→ **Job**
Write out exactly the lines that run from the line containing "Recreate this image as a LaTeX" through the line containing "(cityadm.south) -- (bar);"; both end lines belong to the answer.

----------------------------------------

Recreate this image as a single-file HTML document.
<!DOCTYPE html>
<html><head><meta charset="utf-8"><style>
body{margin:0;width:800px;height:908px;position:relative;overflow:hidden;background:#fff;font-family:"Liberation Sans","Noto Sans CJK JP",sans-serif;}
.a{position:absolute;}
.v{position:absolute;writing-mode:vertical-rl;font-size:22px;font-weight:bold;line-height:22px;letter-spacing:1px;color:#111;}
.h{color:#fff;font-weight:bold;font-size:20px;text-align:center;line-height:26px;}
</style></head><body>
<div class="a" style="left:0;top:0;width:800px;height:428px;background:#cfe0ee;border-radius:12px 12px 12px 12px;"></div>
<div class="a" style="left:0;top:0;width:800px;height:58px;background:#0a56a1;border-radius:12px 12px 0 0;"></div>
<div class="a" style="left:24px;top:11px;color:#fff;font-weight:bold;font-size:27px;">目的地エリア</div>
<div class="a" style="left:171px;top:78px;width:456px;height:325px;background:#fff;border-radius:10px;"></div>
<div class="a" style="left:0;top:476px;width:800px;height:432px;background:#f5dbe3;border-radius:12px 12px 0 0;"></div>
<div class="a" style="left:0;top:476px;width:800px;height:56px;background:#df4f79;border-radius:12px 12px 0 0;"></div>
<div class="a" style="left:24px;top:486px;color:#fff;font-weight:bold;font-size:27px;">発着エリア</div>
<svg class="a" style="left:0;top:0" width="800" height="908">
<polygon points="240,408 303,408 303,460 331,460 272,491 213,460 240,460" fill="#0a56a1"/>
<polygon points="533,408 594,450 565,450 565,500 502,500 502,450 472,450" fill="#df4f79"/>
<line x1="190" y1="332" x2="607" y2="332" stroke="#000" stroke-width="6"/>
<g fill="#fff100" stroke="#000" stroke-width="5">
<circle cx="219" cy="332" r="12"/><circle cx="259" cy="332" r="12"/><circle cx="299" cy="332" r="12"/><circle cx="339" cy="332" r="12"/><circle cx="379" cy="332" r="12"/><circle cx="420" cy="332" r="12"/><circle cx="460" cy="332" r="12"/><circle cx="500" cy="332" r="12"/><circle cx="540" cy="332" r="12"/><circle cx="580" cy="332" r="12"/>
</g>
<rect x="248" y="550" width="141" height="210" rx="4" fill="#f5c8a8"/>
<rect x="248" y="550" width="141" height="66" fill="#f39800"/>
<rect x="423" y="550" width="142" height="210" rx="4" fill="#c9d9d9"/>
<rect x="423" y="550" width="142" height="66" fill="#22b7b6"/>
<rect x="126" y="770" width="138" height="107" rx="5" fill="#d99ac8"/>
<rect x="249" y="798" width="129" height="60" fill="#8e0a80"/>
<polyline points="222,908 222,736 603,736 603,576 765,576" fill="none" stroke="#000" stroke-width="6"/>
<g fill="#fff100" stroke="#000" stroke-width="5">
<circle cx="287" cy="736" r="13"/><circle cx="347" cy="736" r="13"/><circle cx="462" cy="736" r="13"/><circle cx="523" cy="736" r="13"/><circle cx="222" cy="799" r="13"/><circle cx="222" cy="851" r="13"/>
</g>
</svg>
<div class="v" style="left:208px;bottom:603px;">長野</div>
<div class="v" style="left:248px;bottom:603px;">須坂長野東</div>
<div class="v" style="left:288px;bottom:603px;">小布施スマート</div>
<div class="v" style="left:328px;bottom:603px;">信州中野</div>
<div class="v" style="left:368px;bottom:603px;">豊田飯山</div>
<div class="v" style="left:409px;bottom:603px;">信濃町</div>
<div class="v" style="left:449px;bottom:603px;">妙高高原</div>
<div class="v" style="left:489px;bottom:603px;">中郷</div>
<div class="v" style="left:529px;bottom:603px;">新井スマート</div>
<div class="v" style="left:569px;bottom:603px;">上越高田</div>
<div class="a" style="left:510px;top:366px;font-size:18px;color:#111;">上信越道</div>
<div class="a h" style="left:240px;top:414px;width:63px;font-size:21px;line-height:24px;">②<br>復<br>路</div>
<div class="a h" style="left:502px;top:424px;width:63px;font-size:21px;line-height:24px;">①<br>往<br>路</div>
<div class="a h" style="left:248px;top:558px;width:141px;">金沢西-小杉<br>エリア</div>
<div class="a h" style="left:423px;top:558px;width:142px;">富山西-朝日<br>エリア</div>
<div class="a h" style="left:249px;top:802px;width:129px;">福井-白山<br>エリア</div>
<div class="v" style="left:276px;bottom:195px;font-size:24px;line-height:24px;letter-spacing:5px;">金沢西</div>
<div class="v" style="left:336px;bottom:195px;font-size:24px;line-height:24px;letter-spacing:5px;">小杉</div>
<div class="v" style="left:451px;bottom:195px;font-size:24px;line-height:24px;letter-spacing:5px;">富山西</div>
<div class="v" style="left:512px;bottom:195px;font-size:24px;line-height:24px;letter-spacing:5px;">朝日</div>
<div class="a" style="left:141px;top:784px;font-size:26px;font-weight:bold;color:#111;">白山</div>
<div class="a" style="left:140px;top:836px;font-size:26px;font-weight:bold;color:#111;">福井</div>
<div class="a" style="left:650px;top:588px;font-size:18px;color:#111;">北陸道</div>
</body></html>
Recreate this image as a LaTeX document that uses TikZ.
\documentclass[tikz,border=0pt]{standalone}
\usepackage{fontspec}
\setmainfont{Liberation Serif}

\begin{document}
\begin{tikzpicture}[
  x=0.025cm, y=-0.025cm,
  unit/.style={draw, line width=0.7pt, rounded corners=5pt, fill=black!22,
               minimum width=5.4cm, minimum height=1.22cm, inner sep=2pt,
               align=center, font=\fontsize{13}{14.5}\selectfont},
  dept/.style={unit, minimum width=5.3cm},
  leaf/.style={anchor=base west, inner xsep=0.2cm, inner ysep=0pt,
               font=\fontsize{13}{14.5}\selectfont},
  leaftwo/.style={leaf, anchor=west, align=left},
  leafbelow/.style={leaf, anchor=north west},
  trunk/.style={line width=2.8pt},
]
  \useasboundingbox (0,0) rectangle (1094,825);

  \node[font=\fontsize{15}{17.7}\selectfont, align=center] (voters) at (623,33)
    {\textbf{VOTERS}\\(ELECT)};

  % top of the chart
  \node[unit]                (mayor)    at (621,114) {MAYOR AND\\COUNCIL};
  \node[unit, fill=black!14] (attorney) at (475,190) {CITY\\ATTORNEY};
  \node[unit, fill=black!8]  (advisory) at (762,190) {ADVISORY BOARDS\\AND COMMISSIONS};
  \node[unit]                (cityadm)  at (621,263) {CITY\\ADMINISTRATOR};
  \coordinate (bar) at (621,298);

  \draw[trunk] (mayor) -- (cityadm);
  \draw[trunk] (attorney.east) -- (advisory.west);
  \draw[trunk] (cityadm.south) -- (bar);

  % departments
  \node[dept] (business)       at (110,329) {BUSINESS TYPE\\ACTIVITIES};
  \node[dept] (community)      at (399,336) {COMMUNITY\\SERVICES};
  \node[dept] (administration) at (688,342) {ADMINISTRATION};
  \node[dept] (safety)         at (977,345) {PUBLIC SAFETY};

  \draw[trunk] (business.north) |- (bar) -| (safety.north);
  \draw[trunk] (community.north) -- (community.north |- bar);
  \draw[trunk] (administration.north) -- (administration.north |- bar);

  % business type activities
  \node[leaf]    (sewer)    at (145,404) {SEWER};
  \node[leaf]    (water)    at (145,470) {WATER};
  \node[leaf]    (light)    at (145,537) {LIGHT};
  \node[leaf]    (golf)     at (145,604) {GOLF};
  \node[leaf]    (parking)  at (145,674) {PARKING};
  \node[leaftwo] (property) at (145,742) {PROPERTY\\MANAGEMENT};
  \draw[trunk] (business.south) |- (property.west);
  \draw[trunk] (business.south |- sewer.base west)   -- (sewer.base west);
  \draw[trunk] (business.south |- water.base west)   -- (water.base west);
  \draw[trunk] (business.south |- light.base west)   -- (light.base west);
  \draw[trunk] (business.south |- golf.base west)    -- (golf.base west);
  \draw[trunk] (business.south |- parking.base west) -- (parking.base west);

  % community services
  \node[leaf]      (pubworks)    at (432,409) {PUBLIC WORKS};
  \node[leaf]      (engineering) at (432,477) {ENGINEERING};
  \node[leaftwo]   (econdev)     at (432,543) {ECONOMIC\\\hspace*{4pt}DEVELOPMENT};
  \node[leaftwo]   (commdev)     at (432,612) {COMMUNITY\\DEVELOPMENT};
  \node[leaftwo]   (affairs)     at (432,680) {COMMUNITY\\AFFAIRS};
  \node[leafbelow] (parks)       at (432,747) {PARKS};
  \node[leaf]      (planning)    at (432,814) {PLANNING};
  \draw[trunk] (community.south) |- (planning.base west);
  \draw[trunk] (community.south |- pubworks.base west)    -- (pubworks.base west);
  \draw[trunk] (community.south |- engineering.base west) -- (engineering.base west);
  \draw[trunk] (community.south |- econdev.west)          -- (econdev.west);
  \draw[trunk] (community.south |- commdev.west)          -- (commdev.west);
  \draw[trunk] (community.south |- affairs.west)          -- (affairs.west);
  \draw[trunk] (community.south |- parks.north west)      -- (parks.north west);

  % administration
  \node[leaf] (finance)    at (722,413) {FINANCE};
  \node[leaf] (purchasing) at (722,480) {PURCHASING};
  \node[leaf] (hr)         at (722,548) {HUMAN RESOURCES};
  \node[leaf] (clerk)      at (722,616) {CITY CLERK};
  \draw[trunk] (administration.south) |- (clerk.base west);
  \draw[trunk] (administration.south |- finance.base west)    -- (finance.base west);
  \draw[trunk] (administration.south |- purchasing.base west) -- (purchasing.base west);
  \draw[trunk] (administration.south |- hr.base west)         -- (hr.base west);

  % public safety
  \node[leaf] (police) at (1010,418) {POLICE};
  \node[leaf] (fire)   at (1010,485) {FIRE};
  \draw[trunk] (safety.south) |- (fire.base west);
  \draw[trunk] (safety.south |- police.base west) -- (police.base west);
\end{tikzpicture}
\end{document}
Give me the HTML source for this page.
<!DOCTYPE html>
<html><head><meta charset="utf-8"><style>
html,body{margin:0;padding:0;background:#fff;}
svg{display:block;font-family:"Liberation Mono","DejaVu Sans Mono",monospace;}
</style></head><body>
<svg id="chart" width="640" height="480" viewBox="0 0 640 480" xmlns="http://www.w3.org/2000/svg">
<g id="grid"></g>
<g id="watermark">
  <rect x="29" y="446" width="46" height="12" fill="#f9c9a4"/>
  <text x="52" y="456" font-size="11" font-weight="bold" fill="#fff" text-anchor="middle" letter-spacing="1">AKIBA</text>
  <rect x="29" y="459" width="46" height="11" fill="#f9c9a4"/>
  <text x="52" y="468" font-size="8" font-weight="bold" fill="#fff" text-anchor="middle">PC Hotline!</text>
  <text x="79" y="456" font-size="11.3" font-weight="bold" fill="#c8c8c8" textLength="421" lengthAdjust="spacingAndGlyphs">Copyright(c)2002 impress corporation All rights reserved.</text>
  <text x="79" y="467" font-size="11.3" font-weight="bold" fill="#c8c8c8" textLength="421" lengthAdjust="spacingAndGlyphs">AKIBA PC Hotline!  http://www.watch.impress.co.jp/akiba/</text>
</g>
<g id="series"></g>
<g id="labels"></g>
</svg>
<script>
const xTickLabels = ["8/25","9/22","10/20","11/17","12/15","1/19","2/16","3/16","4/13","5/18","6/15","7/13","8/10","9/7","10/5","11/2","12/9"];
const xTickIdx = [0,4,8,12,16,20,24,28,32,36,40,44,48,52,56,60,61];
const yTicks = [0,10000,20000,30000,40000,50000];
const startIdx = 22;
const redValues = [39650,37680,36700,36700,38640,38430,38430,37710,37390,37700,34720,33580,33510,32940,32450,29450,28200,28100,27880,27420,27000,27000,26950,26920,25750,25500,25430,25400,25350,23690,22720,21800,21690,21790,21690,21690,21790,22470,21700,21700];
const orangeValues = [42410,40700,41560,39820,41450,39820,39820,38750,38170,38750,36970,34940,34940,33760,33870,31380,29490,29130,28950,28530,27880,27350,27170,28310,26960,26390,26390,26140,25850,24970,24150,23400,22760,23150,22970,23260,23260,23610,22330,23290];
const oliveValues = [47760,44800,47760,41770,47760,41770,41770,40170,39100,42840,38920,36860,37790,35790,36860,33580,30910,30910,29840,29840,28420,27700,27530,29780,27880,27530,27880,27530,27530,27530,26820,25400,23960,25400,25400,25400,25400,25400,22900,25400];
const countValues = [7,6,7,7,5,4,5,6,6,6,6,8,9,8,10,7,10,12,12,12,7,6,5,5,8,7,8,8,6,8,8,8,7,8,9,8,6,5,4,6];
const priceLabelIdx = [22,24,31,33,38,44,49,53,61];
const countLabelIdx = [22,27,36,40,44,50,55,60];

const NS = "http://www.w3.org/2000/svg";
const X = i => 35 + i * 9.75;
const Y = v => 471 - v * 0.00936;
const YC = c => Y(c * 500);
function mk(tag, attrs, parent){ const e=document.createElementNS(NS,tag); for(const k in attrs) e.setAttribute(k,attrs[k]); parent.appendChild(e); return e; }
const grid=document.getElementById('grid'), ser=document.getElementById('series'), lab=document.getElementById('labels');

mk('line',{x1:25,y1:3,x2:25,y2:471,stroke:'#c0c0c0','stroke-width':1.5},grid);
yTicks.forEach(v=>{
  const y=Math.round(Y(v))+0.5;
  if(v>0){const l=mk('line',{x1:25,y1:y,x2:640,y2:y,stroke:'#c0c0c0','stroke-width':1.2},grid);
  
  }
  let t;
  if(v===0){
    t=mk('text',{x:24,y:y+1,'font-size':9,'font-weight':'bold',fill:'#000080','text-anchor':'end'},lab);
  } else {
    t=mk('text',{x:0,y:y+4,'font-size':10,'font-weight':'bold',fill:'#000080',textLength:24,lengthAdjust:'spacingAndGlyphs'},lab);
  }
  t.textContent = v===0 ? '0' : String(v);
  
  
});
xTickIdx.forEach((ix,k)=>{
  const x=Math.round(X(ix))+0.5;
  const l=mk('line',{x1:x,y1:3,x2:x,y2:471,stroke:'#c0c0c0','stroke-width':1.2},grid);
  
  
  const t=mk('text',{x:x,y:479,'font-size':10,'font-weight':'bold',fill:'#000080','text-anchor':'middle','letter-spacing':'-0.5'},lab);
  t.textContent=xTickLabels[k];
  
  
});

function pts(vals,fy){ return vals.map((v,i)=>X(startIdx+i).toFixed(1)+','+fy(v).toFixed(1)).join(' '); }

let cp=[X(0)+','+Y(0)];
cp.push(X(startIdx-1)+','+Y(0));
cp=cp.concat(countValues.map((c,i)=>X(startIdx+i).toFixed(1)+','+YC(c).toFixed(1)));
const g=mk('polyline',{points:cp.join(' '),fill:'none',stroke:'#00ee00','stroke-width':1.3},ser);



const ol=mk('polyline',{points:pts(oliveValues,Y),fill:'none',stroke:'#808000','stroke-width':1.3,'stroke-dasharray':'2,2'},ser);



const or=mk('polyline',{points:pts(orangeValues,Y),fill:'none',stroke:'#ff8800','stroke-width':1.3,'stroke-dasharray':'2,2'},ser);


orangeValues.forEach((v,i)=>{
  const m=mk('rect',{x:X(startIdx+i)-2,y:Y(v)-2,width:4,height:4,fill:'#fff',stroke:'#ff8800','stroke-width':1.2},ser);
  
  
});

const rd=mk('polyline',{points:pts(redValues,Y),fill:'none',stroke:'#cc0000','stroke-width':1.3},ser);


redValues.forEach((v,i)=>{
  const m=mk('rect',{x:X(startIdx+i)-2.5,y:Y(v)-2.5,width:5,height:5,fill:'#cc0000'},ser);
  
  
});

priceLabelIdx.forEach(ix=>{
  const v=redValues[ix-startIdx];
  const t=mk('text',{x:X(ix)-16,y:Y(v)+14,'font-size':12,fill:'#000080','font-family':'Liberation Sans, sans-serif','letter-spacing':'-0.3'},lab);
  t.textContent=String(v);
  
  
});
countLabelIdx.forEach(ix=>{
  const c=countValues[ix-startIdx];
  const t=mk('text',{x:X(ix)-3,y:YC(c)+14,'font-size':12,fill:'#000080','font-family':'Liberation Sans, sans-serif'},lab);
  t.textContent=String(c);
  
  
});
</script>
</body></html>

----------------------------------------

→ **Task result**
Recreate this image as a LaTeX document that uses TikZ.
\documentclass[tikz,border=0pt]{standalone}
\usepackage{fontspec}
\setmainfont{Liberation Serif}

\begin{document}
\begin{tikzpicture}[
  x=0.025cm, y=-0.025cm,
  unit/.style={draw, line width=0.7pt, rounded corners=5pt, fill=black!22,
               minimum width=5.4cm, minimum height=1.22cm, inner sep=2pt,
               align=center, font=\fontsize{13}{14.5}\selectfont},
  dept/.style={unit, minimum width=5.3cm},
  leaf/.style={anchor=base west, inner xsep=0.2cm, inner ysep=0pt,
               font=\fontsize{13}{14.5}\selectfont},
  leaftwo/.style={leaf, anchor=west, align=left},
  leafbelow/.style={leaf, anchor=north west},
  trunk/.style={line width=2.8pt},
]
  \useasboundingbox (0,0) rectangle (1094,825);

  \node[font=\fontsize{15}{17.7}\selectfont, align=center] (voters) at (623,33)
    {\textbf{VOTERS}\\(ELECT)};

  % top of the chart
  \node[unit]                (mayor)    at (621,114) {MAYOR AND\\COUNCIL};
  \node[unit, fill=black!14] (attorney) at (475,190) {CITY\\ATTORNEY};
  \node[unit, fill=black!8]  (advisory) at (762,190) {ADVISORY BOARDS\\AND COMMISSIONS};
  \node[unit]                (cityadm)  at (621,263) {CITY\\ADMINISTRATOR};
  \coordinate (bar) at (621,298);

  \draw[trunk] (mayor) -- (cityadm);
  \draw[trunk] (attorney.east) -- (advisory.west);
  \draw[trunk] (cityadm.south) -- (bar);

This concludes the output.